STATED EXERCISE:
Take the lines from the beginning of the material through the line containing "const curve60 = '#151515', grid60" and retype them exactly, leaving the pictures out.
--
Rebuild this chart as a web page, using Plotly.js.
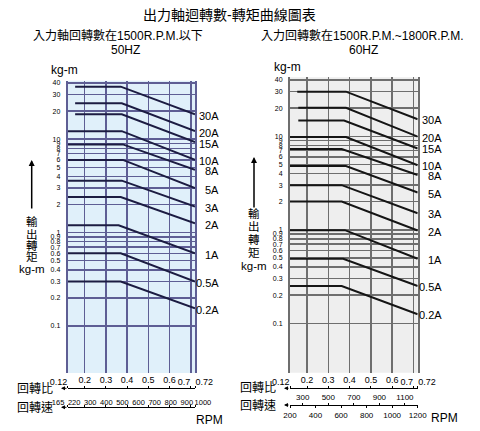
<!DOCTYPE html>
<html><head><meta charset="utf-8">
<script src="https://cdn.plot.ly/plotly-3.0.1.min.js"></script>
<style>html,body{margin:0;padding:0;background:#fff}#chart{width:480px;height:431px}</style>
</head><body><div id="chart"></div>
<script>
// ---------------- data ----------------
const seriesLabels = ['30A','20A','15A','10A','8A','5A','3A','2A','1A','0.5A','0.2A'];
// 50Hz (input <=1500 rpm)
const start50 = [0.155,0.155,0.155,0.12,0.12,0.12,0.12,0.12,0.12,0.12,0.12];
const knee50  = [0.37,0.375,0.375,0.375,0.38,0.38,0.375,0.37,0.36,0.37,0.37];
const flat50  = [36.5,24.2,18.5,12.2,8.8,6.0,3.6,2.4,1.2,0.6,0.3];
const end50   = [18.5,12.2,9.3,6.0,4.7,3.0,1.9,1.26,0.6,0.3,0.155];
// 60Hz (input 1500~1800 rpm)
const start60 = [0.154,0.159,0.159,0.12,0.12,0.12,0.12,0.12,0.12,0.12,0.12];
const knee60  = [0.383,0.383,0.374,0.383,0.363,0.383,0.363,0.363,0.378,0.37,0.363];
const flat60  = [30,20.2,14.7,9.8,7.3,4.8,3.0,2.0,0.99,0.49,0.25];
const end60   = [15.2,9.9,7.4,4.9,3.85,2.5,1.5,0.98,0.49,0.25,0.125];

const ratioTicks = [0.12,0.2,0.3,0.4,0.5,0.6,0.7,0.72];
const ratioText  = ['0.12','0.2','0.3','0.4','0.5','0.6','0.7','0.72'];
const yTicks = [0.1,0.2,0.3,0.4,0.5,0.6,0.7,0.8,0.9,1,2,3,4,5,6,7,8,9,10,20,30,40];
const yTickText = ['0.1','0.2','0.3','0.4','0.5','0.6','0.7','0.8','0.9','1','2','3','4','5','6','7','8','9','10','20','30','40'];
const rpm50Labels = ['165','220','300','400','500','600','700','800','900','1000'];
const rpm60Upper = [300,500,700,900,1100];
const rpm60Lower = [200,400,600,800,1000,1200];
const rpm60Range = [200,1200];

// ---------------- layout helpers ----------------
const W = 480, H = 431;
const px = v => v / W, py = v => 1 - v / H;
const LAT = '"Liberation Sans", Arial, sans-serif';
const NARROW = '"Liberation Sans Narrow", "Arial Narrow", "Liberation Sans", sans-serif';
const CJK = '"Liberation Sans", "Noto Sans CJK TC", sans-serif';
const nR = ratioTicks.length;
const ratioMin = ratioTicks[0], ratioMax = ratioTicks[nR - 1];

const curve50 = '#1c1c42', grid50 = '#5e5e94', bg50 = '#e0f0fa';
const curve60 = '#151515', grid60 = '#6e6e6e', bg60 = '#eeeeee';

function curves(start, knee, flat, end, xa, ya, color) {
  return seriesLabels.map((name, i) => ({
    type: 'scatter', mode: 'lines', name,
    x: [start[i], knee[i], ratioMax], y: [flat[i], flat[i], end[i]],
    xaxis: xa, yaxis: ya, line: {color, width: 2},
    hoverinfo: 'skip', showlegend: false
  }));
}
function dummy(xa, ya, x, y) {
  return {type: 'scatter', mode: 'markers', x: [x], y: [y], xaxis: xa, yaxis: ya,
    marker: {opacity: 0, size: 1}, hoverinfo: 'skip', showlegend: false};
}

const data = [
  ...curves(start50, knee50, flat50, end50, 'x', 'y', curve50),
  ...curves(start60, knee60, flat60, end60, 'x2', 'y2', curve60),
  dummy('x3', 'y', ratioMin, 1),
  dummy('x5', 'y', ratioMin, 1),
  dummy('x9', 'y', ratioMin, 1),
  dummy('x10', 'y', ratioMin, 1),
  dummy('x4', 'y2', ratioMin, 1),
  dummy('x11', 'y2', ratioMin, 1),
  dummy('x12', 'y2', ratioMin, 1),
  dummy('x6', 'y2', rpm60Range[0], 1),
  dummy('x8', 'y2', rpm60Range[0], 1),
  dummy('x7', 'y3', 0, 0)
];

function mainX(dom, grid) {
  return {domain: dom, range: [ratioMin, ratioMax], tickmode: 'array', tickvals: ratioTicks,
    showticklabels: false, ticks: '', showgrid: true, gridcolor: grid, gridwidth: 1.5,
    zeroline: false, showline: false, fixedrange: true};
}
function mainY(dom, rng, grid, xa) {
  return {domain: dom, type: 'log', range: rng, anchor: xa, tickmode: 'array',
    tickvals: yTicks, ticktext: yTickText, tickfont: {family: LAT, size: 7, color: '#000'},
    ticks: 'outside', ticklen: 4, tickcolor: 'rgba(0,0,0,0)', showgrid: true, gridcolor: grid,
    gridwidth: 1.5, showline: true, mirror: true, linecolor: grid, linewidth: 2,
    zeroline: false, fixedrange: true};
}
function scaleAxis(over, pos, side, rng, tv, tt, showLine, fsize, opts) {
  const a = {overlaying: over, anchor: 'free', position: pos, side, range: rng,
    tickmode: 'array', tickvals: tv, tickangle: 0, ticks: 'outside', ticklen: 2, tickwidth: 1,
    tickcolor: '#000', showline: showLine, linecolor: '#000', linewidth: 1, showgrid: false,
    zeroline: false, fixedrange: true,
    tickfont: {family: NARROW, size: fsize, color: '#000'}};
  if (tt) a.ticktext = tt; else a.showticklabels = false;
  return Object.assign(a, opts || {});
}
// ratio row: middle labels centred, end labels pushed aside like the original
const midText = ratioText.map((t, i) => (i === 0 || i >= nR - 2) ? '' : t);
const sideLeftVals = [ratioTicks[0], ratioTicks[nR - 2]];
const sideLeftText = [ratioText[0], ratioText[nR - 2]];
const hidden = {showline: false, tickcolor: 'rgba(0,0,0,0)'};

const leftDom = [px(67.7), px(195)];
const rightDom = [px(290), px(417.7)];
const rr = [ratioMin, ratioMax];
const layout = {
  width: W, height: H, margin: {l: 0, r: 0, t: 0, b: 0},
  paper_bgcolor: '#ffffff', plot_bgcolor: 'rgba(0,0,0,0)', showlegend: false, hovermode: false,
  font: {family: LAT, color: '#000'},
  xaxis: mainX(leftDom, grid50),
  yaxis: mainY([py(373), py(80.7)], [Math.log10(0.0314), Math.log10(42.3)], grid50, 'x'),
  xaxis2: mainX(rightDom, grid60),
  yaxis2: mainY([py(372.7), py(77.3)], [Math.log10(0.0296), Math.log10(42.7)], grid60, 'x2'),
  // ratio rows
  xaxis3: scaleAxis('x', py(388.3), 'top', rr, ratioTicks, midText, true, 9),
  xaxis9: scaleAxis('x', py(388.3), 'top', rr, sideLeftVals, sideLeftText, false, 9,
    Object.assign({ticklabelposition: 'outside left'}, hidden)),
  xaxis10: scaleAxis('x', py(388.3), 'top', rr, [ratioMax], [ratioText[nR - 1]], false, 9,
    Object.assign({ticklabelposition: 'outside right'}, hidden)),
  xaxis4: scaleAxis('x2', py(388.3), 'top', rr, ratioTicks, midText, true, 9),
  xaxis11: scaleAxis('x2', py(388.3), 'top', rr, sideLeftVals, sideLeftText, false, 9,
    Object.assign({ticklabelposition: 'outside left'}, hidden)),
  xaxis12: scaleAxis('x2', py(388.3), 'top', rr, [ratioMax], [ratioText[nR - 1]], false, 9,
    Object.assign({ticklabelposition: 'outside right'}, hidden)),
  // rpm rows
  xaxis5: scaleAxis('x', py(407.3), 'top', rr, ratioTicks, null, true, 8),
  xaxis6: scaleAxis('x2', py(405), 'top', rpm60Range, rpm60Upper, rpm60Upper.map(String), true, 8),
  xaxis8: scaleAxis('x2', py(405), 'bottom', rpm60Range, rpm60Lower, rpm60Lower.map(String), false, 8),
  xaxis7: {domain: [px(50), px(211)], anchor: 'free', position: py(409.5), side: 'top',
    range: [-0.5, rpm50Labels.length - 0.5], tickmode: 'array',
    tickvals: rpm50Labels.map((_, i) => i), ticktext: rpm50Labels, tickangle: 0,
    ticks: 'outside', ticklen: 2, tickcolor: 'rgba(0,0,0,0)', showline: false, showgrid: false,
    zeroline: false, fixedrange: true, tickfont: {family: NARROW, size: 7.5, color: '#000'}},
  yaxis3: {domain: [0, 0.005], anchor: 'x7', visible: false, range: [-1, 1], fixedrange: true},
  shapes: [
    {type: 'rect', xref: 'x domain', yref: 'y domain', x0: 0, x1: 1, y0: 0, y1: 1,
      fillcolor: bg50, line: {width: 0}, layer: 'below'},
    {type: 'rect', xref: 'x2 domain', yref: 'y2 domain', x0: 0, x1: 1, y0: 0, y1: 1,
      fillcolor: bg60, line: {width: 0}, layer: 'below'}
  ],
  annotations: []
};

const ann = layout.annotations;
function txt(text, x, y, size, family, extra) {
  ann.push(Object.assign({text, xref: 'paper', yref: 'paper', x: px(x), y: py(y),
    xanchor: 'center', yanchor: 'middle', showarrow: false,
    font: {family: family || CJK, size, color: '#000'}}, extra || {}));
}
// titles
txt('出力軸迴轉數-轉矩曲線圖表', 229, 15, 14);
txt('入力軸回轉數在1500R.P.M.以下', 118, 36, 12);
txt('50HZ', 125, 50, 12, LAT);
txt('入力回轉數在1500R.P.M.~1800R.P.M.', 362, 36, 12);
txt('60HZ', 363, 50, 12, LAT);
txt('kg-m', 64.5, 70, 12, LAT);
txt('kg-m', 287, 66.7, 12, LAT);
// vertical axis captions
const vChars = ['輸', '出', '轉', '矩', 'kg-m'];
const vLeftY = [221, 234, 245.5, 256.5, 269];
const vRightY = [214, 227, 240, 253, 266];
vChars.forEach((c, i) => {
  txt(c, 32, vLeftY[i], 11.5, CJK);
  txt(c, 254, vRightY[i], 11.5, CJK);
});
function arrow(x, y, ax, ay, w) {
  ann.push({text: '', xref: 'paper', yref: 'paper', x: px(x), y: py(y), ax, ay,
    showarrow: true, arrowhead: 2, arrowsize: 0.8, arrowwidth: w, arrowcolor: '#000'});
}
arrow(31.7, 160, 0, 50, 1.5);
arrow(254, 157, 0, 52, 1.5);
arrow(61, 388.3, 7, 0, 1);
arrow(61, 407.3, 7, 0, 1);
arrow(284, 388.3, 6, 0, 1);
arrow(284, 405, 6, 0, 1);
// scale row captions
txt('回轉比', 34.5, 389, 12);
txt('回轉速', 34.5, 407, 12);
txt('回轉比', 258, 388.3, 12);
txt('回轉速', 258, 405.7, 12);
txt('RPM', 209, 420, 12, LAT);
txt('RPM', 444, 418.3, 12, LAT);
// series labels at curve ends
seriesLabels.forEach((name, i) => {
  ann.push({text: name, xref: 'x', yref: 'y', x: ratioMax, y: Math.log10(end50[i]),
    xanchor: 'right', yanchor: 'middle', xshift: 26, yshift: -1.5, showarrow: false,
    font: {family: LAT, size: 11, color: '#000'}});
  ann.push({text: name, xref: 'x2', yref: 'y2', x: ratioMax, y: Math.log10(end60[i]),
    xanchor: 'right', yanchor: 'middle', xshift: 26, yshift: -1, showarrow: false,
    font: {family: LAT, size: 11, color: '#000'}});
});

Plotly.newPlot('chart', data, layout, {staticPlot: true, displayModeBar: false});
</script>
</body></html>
--
EXERCISE RESPONSE:
Rebuild this chart as a web page, using Plotly.js.
<!DOCTYPE html>
<html><head><meta charset="utf-8">
<script src="https://cdn.plot.ly/plotly-3.0.1.min.js"></script>
<style>html,body{margin:0;padding:0;background:#fff}#chart{width:480px;height:431px}</style>
</head><body><div id="chart"></div>
<script>
// ---------------- data ----------------
const seriesLabels = ['30A','20A','15A','10A','8A','5A','3A','2A','1A','0.5A','0.2A'];
// 50Hz (input <=1500 rpm)
const start50 = [0.155,0.155,0.155,0.12,0.12,0.12,0.12,0.12,0.12,0.12,0.12];
const knee50  = [0.37,0.375,0.375,0.375,0.38,0.38,0.375,0.37,0.36,0.37,0.37];
const flat50  = [36.5,24.2,18.5,12.2,8.8,6.0,3.6,2.4,1.2,0.6,0.3];
const end50   = [18.5,12.2,9.3,6.0,4.7,3.0,1.9,1.26,0.6,0.3,0.155];
// 60Hz (input 1500~1800 rpm)
const start60 = [0.154,0.159,0.159,0.12,0.12,0.12,0.12,0.12,0.12,0.12,0.12];
const knee60  = [0.383,0.383,0.374,0.383,0.363,0.383,0.363,0.363,0.378,0.37,0.363];
const flat60  = [30,20.2,14.7,9.8,7.3,4.8,3.0,2.0,0.99,0.49,0.25];
const end60   = [15.2,9.9,7.4,4.9,3.85,2.5,1.5,0.98,0.49,0.25,0.125];

const ratioTicks = [0.12,0.2,0.3,0.4,0.5,0.6,0.7,0.72];
const ratioText  = ['0.12','0.2','0.3','0.4','0.5','0.6','0.7','0.72'];
const yTicks = [0.1,0.2,0.3,0.4,0.5,0.6,0.7,0.8,0.9,1,2,3,4,5,6,7,8,9,10,20,30,40];
const yTickText = ['0.1','0.2','0.3','0.4','0.5','0.6','0.7','0.8','0.9','1','2','3','4','5','6','7','8','9','10','20','30','40'];
const rpm50Labels = ['165','220','300','400','500','600','700','800','900','1000'];
const rpm60Upper = [300,500,700,900,1100];
const rpm60Lower = [200,400,600,800,1000,1200];
const rpm60Range = [200,1200];

// ---------------- layout helpers ----------------
const W = 480, H = 431;
const px = v => v / W, py = v => 1 - v / H;
const LAT = '"Liberation Sans", Arial, sans-serif';
const NARROW = '"Liberation Sans Narrow", "Arial Narrow", "Liberation Sans", sans-serif';
const CJK = '"Liberation Sans", "Noto Sans CJK TC", sans-serif';
const nR = ratioTicks.length;
const ratioMin = ratioTicks[0], ratioMax = ratioTicks[nR - 1];

const curve50 = '#1c1c42', grid50 = '#5e5e94', bg50 = '#e0f0fa';
const curve60 = '#151515', grid60 = '#6e6e6e', bg60 = '#eeeeee';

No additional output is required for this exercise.